In the interview, Knuth gave one reason why literate programming isn't popular: few people are good programmers, few people are good writers, and literate programming only works for people who fall into both categories. I think he's right. Encouraging people to write more unstructured prose than they feel a need to results in worthless verbiage, and most programmers naturally limit their comments to sentence fragments and the occasional short paragraph. If you have to force people to write, you need to provide structure and clear expectations. That's why Javadoc and similar schemes are so much more valuable in practice than literate programming.
I've worked with code written in the "pages-long function" style. One thing I've found consistently in such code is duplicated functionality. I've even personally seen how this happens: A programmer implements a very large, complex piece of functionality as a function. Later, the need arise to implement a variation on this functionality. It turns out that the variation is quite structurally different, so to implement it by parameterizing the original function would result in spaghetti code. So, a second enormous function is written. The programmer scans the two functions and finds no large sections of code that are duplicated between the two functions, so he calls the job done.
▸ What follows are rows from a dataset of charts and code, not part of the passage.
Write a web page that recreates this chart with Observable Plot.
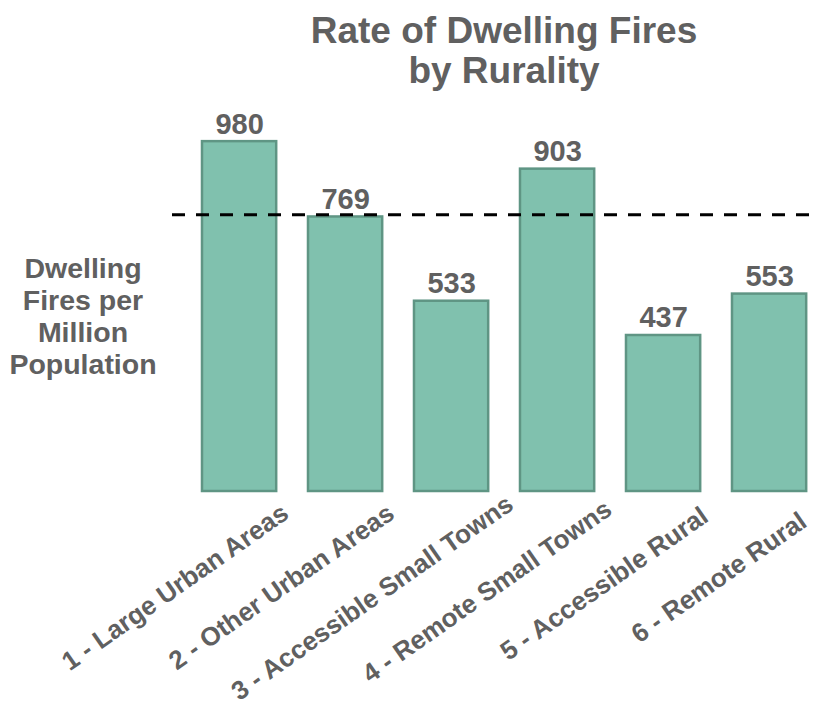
<!DOCTYPE html>
<html>
<head>
<meta charset="utf-8">
<script src="https://cdn.jsdelivr.net/npm/d3@7"></script>
<script src="https://cdn.jsdelivr.net/npm/@observablehq/plot@0.6"></script>
<style>
  html, body { margin: 0; padding: 0; background: #fff; }
  #page { position: relative; width: 817px; height: 716px; overflow: hidden; background: #fff;
          font-family: "Liberation Sans", Arial, sans-serif; font-weight: bold; color: #606060; }
  #title { position: absolute; left: 191px; width: 626px; top: 11px; text-align: center;
           font-size: 37px; line-height: 40px; z-index: 2; }
  #ylabel { position: absolute; left: 0; width: 166px; top: 252px; text-align: center;
            font-size: 28.5px; line-height: 32px; z-index: 2; }
  #chart { position: absolute; left: 0; top: 100px; z-index: 1; }
</style>
</head>
<body>
<div id="page">
  <div id="chart"></div>
  <div id="title">Rate of Dwelling Fires<br>by Rurality</div>
  <div id="ylabel">Dwelling<br>Fires per<br>Million<br>Population</div>
</div>
<script>
const categories = [
  "1 - Large Urban Areas",
  "2 - Other Urban Areas",
  "3 - Accessible Small Towns",
  "4 - Remote Small Towns",
  "5 - Accessible Rural",
  "6 - Remote Rural"
];
const rates = [980, 769, 533, 903, 437, 553];
const averageRate = 775;

const data = categories.map((c, i) => ({category: c, rate: rates[i]}));

const textColor = "#606060";

const chart = Plot.plot({
  width: 817,
  height: 616,
  marginLeft: 172,
  marginRight: 0,
  marginTop: 34,
  marginBottom: 225,
  style: {fontFamily: "'Liberation Sans', Arial, sans-serif", background: "transparent", overflow: "visible"},
  x: {domain: categories, axis: null, paddingInner: 0.3, paddingOuter: 0.1925, align: 0.735, round: false},
  y: {domain: [0, 1000], axis: null},
  marks: [
    Plot.barY(data, {x: "category", y: "rate", fill: "#80c1ae", stroke: "#5f9584", strokeWidth: 2.5}),
    Plot.ruleY([averageRate], {stroke: "#000", strokeWidth: 3, strokeDasharray: "13,11"}),
    Plot.text(data, {x: "category", y: "rate", text: d => String(d.rate), lineAnchor: "bottom", dy: -8,
      fontSize: 29, fontWeight: "bold", fill: textColor}),
    Plot.text(categories, {x: d => d, frameAnchor: "bottom", rotate: -35, textAnchor: "end",
      lineAnchor: "bottom", dy: 61, fontSize: 26, fontWeight: "bold", fill: textColor})
  ]
});
document.getElementById("chart").append(chart);

// shift each rotated category label so the bar centre falls 77% along its baseline
chart.querySelectorAll("text").forEach(t => {
  if (categories.includes(t.textContent)) {
    const L = t.getComputedTextLength();
    t.setAttribute("x", (0.23 * L).toFixed(1));
  }
});
</script>
</body>
</html>
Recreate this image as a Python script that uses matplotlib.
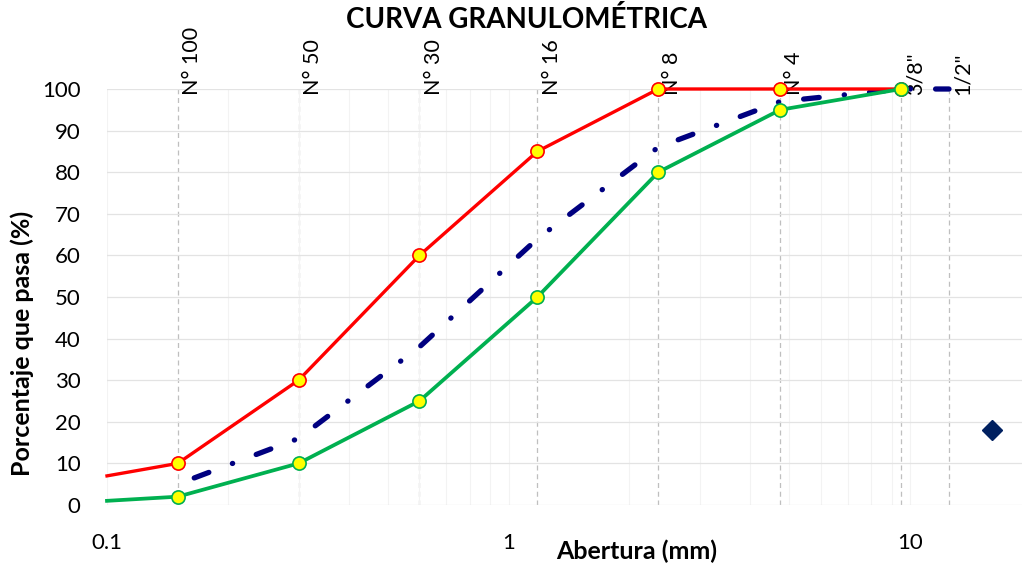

Naturally, code developed in this manner degenerates into an unmanageable mess as more and more variations are added. Anyone trying to program this way in the business world, for example, will quickly drown. However, people tend to get by with this style in the scientific computing world, where there are relatively few variations that cannot be handled by parameterization.
The first thing that must be done to get out of this mode of programming is to assume that such variations will arise. Treat the first problem you solve as merely the first of many variations that you will be asked to solve in the future. (Either that, or make the opposite assumption and then completely rewrite your code when the second variation arises.) Then, analyze each variation in terms of the things it must accomplish. You can categorize things using problem domain concepts, solution domain concepts, whatever, as long as you can put names on things.
(The tendency to think in human terms and give natural language names to things is a hindrance to mathematical insight, but it often generates effective ways to decompose code. Perhaps this is another reason why the "big function" style tends to plague scientific computing.)
Once you have split the original task into conceptually separate chunks that can be given reasonable natural language names, split the program up into pieces that have those names.
Voila, now you have a program made of small chunks that can be understood by other programmers. And, since each chunk has a reasonable name, programmers can limit themselves to reading the name and documentation of most pieces of the program, rather than reading every single line of code. This makes the code effectively shorter and easier to maintain, even if you never reuse the chunks to compose a new variation.